Authenticating with Azure Active Directory requires providing an app or service principal ID. If you don’t provide one, AzureRMR will authenticate using the Azure CLI cross-platform app. This is sufficient for most purposes, however if necessary you can create your own service principal to authenticate with. For example, if security is a concern, this lets you restrict the scope of the resources that AzureRMR that manipulate.
Creating a service principal is a one-time task, and the easiest method is to use the Azure cloud shell.
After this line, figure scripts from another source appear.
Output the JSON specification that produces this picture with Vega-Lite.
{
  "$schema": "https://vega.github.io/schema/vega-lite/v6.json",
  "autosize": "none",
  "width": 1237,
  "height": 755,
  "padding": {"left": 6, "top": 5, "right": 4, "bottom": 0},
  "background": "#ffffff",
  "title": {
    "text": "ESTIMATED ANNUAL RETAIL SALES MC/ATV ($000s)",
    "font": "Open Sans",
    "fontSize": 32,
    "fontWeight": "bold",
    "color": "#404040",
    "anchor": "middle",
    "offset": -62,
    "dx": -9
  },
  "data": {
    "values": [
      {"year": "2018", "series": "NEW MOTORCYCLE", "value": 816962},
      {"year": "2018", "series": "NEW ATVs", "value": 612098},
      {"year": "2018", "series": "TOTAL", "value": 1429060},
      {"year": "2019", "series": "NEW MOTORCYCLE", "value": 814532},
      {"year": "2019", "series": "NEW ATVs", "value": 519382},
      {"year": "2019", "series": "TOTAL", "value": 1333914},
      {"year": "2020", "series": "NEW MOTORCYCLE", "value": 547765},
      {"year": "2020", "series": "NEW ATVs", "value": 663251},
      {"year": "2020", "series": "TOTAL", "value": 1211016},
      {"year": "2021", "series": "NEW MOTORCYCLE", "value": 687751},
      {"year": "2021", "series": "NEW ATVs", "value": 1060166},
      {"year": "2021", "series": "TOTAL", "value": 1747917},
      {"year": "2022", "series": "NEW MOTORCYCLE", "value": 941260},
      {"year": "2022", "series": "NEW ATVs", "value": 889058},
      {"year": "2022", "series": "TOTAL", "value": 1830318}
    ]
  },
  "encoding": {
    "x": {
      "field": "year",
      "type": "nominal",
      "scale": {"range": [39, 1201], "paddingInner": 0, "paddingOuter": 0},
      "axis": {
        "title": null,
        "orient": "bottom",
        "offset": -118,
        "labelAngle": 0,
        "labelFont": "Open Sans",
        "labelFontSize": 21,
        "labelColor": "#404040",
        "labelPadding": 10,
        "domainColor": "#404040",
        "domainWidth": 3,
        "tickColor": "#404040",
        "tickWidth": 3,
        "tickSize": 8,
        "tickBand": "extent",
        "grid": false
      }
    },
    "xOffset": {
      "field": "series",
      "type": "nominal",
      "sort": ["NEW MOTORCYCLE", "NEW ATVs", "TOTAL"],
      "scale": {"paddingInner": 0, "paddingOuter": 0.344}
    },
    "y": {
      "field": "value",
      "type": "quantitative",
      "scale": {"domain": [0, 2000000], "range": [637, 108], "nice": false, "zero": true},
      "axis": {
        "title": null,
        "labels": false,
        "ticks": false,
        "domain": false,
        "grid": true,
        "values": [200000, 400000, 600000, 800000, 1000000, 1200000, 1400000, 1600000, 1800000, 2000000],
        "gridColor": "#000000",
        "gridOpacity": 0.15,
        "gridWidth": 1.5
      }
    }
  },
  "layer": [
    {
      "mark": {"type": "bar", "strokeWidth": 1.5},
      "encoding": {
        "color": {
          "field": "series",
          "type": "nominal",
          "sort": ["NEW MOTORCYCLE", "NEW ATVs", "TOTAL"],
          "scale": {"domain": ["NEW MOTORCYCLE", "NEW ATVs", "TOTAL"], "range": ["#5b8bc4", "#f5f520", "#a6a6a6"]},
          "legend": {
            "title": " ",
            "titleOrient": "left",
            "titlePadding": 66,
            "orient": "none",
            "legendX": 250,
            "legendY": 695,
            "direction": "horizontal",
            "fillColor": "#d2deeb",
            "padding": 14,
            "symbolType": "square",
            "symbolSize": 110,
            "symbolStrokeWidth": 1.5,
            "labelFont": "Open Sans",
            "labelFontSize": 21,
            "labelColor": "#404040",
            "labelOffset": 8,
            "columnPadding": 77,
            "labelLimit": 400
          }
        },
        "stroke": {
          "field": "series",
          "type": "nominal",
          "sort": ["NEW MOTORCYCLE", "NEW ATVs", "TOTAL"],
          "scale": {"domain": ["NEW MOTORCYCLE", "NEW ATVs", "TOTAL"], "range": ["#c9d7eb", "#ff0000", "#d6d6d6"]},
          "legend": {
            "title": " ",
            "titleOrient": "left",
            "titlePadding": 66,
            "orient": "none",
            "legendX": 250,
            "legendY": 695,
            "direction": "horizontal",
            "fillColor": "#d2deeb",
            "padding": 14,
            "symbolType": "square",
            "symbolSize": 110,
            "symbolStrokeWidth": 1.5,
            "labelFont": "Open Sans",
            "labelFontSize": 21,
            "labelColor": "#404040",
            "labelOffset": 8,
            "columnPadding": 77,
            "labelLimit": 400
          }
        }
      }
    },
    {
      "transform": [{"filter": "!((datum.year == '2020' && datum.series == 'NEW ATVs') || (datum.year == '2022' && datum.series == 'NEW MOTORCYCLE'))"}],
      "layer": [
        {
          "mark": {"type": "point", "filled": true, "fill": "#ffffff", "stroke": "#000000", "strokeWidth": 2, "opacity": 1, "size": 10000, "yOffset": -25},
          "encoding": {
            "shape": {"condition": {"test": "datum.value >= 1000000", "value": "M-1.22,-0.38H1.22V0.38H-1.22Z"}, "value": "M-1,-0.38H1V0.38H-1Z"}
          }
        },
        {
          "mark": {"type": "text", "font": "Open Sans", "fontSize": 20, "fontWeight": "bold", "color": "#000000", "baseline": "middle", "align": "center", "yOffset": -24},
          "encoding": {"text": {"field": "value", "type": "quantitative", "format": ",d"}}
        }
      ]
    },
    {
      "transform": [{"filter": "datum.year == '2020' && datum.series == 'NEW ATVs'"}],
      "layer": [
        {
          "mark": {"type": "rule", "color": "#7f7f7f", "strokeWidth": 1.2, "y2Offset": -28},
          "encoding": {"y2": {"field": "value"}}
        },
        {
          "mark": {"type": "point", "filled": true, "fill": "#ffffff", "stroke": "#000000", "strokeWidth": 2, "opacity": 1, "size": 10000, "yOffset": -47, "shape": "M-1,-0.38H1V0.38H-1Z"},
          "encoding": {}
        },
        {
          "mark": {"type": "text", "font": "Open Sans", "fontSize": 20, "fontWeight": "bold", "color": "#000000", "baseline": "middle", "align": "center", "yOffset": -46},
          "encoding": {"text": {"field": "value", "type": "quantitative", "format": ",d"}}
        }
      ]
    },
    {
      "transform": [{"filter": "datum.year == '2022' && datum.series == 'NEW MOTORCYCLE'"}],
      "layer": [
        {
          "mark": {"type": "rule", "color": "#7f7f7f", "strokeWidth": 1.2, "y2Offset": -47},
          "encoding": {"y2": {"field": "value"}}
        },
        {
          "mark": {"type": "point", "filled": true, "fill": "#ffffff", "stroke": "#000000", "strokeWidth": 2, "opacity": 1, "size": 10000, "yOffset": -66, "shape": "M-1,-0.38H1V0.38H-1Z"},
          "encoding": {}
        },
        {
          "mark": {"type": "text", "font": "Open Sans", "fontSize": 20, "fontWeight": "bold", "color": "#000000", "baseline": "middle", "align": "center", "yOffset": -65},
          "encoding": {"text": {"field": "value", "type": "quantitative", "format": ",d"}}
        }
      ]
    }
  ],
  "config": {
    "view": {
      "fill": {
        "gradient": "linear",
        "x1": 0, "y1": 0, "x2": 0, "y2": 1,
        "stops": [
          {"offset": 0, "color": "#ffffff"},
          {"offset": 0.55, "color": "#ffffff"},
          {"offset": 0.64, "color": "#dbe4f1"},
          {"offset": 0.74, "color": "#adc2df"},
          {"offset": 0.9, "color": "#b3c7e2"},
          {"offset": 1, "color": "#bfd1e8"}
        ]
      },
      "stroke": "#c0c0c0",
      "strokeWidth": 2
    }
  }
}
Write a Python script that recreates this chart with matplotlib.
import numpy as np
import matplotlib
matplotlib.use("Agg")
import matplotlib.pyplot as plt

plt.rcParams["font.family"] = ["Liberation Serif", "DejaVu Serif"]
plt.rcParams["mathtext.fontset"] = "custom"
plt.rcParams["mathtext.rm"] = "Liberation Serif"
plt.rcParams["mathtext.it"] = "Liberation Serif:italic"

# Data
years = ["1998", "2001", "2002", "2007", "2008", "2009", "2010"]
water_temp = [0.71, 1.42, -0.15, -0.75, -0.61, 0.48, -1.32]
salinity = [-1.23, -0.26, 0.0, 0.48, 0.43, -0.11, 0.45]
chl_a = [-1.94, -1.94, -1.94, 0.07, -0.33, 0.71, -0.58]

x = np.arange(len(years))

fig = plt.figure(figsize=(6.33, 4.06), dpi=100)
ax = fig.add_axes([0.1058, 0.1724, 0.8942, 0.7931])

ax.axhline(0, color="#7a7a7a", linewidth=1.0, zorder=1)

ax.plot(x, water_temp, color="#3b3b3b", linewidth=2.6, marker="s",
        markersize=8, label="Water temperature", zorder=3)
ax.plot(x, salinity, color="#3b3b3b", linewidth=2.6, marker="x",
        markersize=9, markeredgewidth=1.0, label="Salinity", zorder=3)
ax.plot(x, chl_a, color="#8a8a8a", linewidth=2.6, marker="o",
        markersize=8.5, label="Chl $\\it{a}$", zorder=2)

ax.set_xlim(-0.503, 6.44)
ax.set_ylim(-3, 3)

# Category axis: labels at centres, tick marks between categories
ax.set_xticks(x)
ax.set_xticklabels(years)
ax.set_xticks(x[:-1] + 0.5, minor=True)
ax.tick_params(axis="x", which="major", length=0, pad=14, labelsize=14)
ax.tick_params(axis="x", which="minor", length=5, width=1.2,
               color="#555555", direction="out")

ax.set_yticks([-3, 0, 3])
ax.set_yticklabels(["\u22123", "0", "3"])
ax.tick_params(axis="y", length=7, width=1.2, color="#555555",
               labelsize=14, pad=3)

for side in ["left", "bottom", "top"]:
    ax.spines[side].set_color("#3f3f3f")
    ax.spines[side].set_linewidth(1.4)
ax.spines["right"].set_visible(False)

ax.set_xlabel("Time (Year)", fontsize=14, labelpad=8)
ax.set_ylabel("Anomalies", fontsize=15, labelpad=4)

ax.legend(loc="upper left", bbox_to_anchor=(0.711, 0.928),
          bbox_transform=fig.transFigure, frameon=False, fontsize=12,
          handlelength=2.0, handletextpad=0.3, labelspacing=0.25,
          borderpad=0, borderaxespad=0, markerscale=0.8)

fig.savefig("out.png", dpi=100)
az ad sp create-for-rbac --name {app-name} --subscription "{your-subscription-name}" --years {N}
, substituting the desired name of your service principal (try to make it memorable to you, and unlikely to clash with other names), your subscription name, and the number of years you want the password to be valid.If you want to allow access at something other than subscription level, you can use the --scopes
argument in place of --subscription
. For example, to restrict AzureRMR to only the “AnalyticsRG” resource group: az ad sp create-for-rbac --scopes /subscriptions/{your-subscription-ID}/resourceGroups/AnalyticsRG
.
Once you have created your own service principal, you can supply the app ID and password as arguments to create_azure_login
. You’ll also have to supply your Azure Active Directory tenant, as AAD does not have access to your personal credentials.